I'm trying to build a real-time video streaming application in C++ based on H265 codec. My application cares the real-time performance very much, and I have built a single thread program to test the H265 codecs. The program has a simply pipeline:
I have tried X265/DE265
combination, and the AV_CODEC_ID_HEVC
encoder and decoder in avcodec
combination, and I found a phenomenon that the decoder will not decode "right away" after the first frame's data arrives, and it has to wait until about 30 frames of data before start outputting the decoded result. The situation looks like this:
**encoding** **decoding**
frame 1: succeeded -> no frame decoded
frame 2: succeeded -> no frame decoded
frame 3: succeeded -> no frame decoded
...
frame 30: succeeded -> no frame decoded
frame 31: succeeded -> frame 1 outputted
frame 32: succeeded -> frame 2 outputted
...
This will result a 1 to 2 seconds delay from the encoder. I'm wondering why and if there is a way to avoid that.
Thank you!
One reason can be forward referencing in B-slices.

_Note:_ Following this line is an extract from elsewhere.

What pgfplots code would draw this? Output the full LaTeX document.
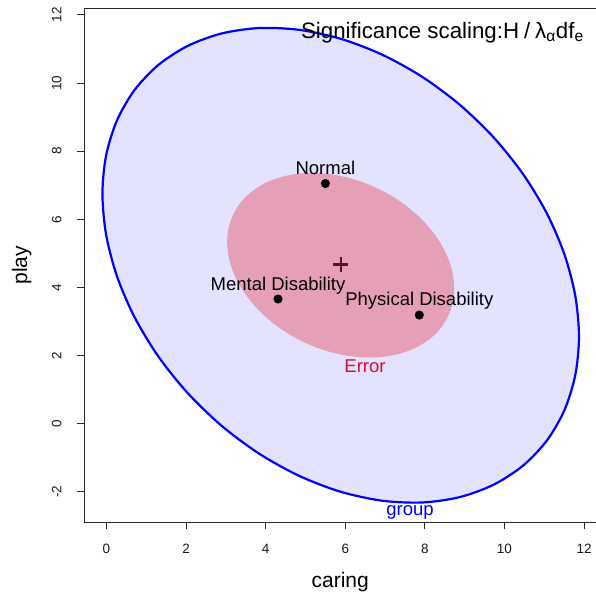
\documentclass[border=0pt]{standalone}
\usepackage{fontspec}
\setmainfont{Liberation Sans}
\usepackage{pgfplots}
\pgfplotsset{compat=1.18}
\definecolor{grpfill}{RGB}{227,227,255}
\definecolor{errfill}{RGB}{229,160,184}
\definecolor{plusc}{RGB}{100,10,45}
\definecolor{errtxt}{RGB}{225,10,50}
\definecolor{axc}{RGB}{40,40,40}
\begin{document}
\begin{tikzpicture}
\useasboundingbox (0pt,0pt) rectangle (596pt,596pt);
\begin{axis}[
  at={(84pt,74pt)}, anchor=south west,
  scale only axis, width=512.4pt, height=513.5pt,
  xmin=-0.565, xmax=12.31, ymin=-2.885, ymax=12.187,
  xtick={0,2,...,12}, ytick={-2,0,...,12},
  xtick pos=bottom, ytick pos=left,
  tick align=outside, major tick length=7pt,
  axis line style={draw=axc, line width=0.9pt},
  every tick/.style={draw=axc, line width=0.9pt},
  /pgf/number format/assume math mode=true,
  ticklabel style={font=\fontsize{13.5}{16}\selectfont, text=black!90},
  yticklabel style={xshift=-12pt, rotate=90, anchor=south},
  xticklabel style={yshift=-12pt, anchor=north},
  xlabel={caring}, ylabel={play},
  label style={font=\fontsize{21}{24}\selectfont},
  xlabel style={at={(axis description cs:0.5,-0.1266)}, anchor=base},
  ylabel style={at={(axis description cs:-0.1112,0.5)}, anchor=base, rotate=0},
  clip=false,
]
% group (hypothesis) ellipse
\addplot[draw=blue, line width=2.2pt, fill=grpfill, smooth cycle] coordinates {
(11.872,2.557) (11.781,3.743) (11.511,4.957) (11.070,6.161) (10.471,7.320) (9.733,8.397)
(8.879,9.360) (7.933,10.181) (6.924,10.834) (5.885,11.298) (4.846,11.560) (3.837,11.613)
(2.891,11.454) (2.037,11.087) (1.299,10.526) (0.700,9.787) (0.259,8.891) (-0.011,7.865)
(-0.102,6.743) (-0.011,5.557) (0.259,4.343) (0.700,3.139) (1.299,1.980) (2.037,0.903)
(2.891,-0.060) (3.837,-0.881) (4.846,-1.534) (5.885,-1.998) (6.924,-2.260) (7.933,-2.313)
(8.879,-2.154) (9.733,-1.787) (10.471,-1.226) (11.070,-0.487) (11.511,0.409) (11.781,1.435)
};
% error ellipse
\addplot[draw=none, fill=errfill, smooth cycle] coordinates {
(8.739,3.966) (8.696,4.431) (8.567,4.903) (8.357,5.369) (8.071,5.811) (7.720,6.218)
(7.312,6.578) (6.861,6.879) (6.380,7.112) (5.885,7.271) (5.390,7.350) (4.909,7.347)
(4.458,7.262) (4.050,7.098) (3.699,6.859) (3.413,6.553) (3.203,6.189) (3.074,5.779)
(3.031,5.334) (3.074,4.869) (3.203,4.397) (3.413,3.931) (3.699,3.489) (4.050,3.082)
(4.458,2.722) (4.909,2.421) (5.390,2.188) (5.885,2.029) (6.380,1.950) (6.861,1.953)
(7.312,2.038) (7.720,2.202) (8.071,2.441) (8.357,2.747) (8.567,3.111) (8.696,3.521)
};
% group means
\addplot[only marks, mark=*, mark size=4.3pt, black] coordinates {
(5.50,7.05) (4.31,3.66) (7.86,3.19)
};
% grand mean
\addplot[only marks, mark=+, mark size=7.5pt, mark options={line width=2.6pt}, plusc] coordinates {(5.89,4.67)};
\node[anchor=base, font=\fontsize{18.5}{20}\selectfont, yshift=9pt] at (axis cs:5.50,7.05) {Normal};
\node[anchor=base, font=\fontsize{18.5}{20}\selectfont, yshift=9pt] at (axis cs:4.31,3.66) {Mental Disability};
\node[anchor=base, font=\fontsize{18.5}{20}\selectfont, yshift=9.5pt] at (axis cs:7.86,3.19) {Physical Disability};
\node[anchor=base, font=\fontsize{18.5}{20}\selectfont, text=errtxt] at (axis cs:6.495,1.517) {Error};
\node[anchor=base, font=\fontsize{18.5}{20}\selectfont, text=blue] at (axis cs:7.626,-2.68) {group};
\node[anchor=base east, font=\fontsize{22.3}{24}\selectfont] at (axis cs:12.08,11.32) {Significance scaling:H\hspace{0.22em}/\hspace{0.22em}λ\textsubscript{α}df\textsubscript{e}};
\end{axis}
\end{tikzpicture}
\end{document}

For instance, by choosing a Group Of Picture (GOP) of size 32, with hierarchical structure, you may impose a decoding delay of about 1 second (assuming 25fps).
More precisely, the reconstruction of your second frame (first frame is Intra, hence independently decodable) may indirectly depend to your 32nd frame.
This coding mode is usually called Random Access. Look it up. You can avoid it by using the LowDelayP mode. Or All Intra. In other words, the delay depends on your GOP structure.